**** DATA PROVIDED

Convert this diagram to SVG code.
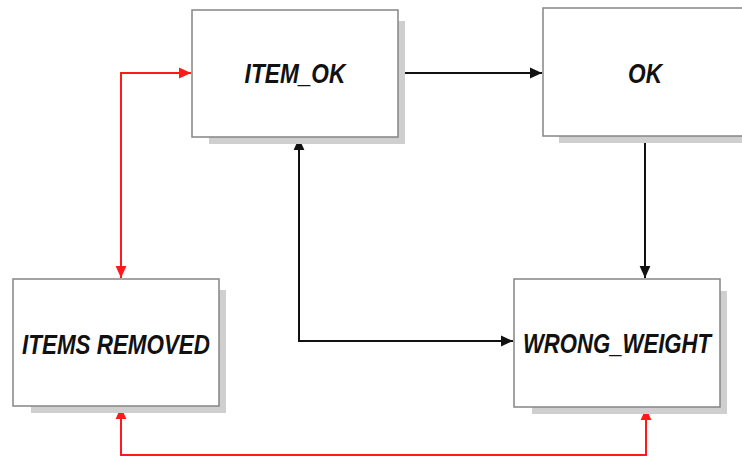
<svg xmlns="http://www.w3.org/2000/svg" width="742" height="458" viewBox="0 0 742 458">
<style>
.shadow{fill:#cfcfcf;stroke:none}
.box{fill:#ffffff;stroke:#858585;stroke-width:1.5}
.lbl{font-family:"Liberation Sans",Arial,sans-serif;font-weight:bold;font-style:italic;font-size:27px;fill:#111111;text-anchor:middle}
.blk{fill:none;stroke:#111111;stroke-width:2}
.red{fill:none;stroke:#ff1a1a;stroke-width:2}
</style>
<defs>
<marker id="ab" viewBox="0 0 10 10" refX="10" refY="5" markerWidth="12" markerHeight="12" markerUnits="userSpaceOnUse" orient="auto-start-reverse">
<path d="M0,0.5 L10,5 L0,9.5 Z" fill="#111111"/>
</marker>
<marker id="ar" viewBox="0 0 10 10" refX="10" refY="5" markerWidth="12" markerHeight="12" markerUnits="userSpaceOnUse" orient="auto-start-reverse">
<path d="M0,0.5 L10,5 L0,9.5 Z" fill="#ff1a1a"/>
</marker>
</defs>
<g id="connectors">
<path class="blk" d="M399,73 H542" marker-end="url(#ab)"/>
<path class="blk" d="M645,136 V278" marker-end="url(#ab)"/>
<path class="blk" d="M299,138 V341 H513" marker-start="url(#ab)" marker-end="url(#ab)"/>
<path class="red" d="M191,73 H121 V278" marker-start="url(#ar)" marker-end="url(#ar)"/>
<path class="red" d="M121,407 V455 H646 V408" marker-start="url(#ar)" marker-end="url(#ar)"/>
</g>
<g id="item_ok">
<rect class="shadow" x="209" y="21" width="196" height="123"/>
<rect class="box" x="192" y="10" width="206" height="127"/>
<text class="lbl" transform="translate(295,83) scale(0.84,1)">ITEM_OK</text>
</g>
<g id="ok">
<rect class="shadow" x="559" y="19" width="190" height="124"/>
<rect class="box" x="543" y="8" width="206" height="128"/>
<text class="lbl" transform="translate(645,83) scale(0.84,1)">OK</text>
</g>
<g id="items_removed">
<rect class="shadow" x="31" y="290" width="195" height="123"/>
<rect class="box" x="13" y="279" width="206" height="127"/>
<text class="lbl" transform="translate(116,354) scale(0.83,1)">ITEMS REMOVED</text>
</g>
<g id="wrong_weight">
<rect class="shadow" x="532" y="291" width="195" height="123"/>
<rect class="box" x="514" y="279" width="206" height="128"/>
<text class="lbl" transform="translate(617,353) scale(0.82,1)">WRONG_WEIGHT</text>
</g>
</svg>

********

WHAT IS ASKED:
Restate the data above word for word. Skip every picture.

EXERCISE RESPONSE:
Convert this diagram to SVG code.
<svg xmlns="http://www.w3.org/2000/svg" width="742" height="458" viewBox="0 0 742 458">
<style>
.shadow{fill:#cfcfcf;stroke:none}
.box{fill:#ffffff;stroke:#858585;stroke-width:1.5}
.lbl{font-family:"Liberation Sans",Arial,sans-serif;font-weight:bold;font-style:italic;font-size:27px;fill:#111111;text-anchor:middle}
.blk{fill:none;stroke:#111111;stroke-width:2}
.red{fill:none;stroke:#ff1a1a;stroke-width:2}
</style>
<defs>
<marker id="ab" viewBox="0 0 10 10" refX="10" refY="5" markerWidth="12" markerHeight="12" markerUnits="userSpaceOnUse" orient="auto-start-reverse">
<path d="M0,0.5 L10,5 L0,9.5 Z" fill="#111111"/>
</marker>
<marker id="ar" viewBox="0 0 10 10" refX="10" refY="5" markerWidth="12" markerHeight="12" markerUnits="userSpaceOnUse" orient="auto-start-reverse">
<path d="M0,0.5 L10,5 L0,9.5 Z" fill="#ff1a1a"/>
</marker>
</defs>
<g id="connectors">
<path class="blk" d="M399,73 H542" marker-end="url(#ab)"/>
<path class="blk" d="M645,136 V278" marker-end="url(#ab)"/>
<path class="blk" d="M299,138 V341 H513" marker-start="url(#ab)" marker-end="url(#ab)"/>
<path class="red" d="M191,73 H121 V278" marker-start="url(#ar)" marker-end="url(#ar)"/>
<path class="red" d="M121,407 V455 H646 V408" marker-start="url(#ar)" marker-end="url(#ar)"/>
</g>
<g id="item_ok">
<rect class="shadow" x="209" y="21" width="196" height="123"/>
<rect class="box" x="192" y="10" width="206" height="127"/>
<text class="lbl" transform="translate(295,83) scale(0.84,1)">ITEM_OK</text>
</g>
<g id="ok">
<rect class="shadow" x="559" y="19" width="190" height="124"/>
<rect class="box" x="543" y="8" width="206" height="128"/>
<text class="lbl" transform="translate(645,83) scale(0.84,1)">OK</text>
</g>
<g id="items_removed">
<rect class="shadow" x="31" y="290" width="195" height="123"/>
<rect class="box" x="13" y="279" width="206" height="127"/>
<text class="lbl" transform="translate(116,354) scale(0.83,1)">ITEMS REMOVED</text>
</g>
<g id="wrong_weight">
<rect class="shadow" x="532" y="291" width="195" height="123"/>
<rect class="box" x="514" y="279" width="206" height="128"/>
<text class="lbl" transform="translate(617,353) scale(0.82,1)">WRONG_WEIGHT</text>
</g>
</svg>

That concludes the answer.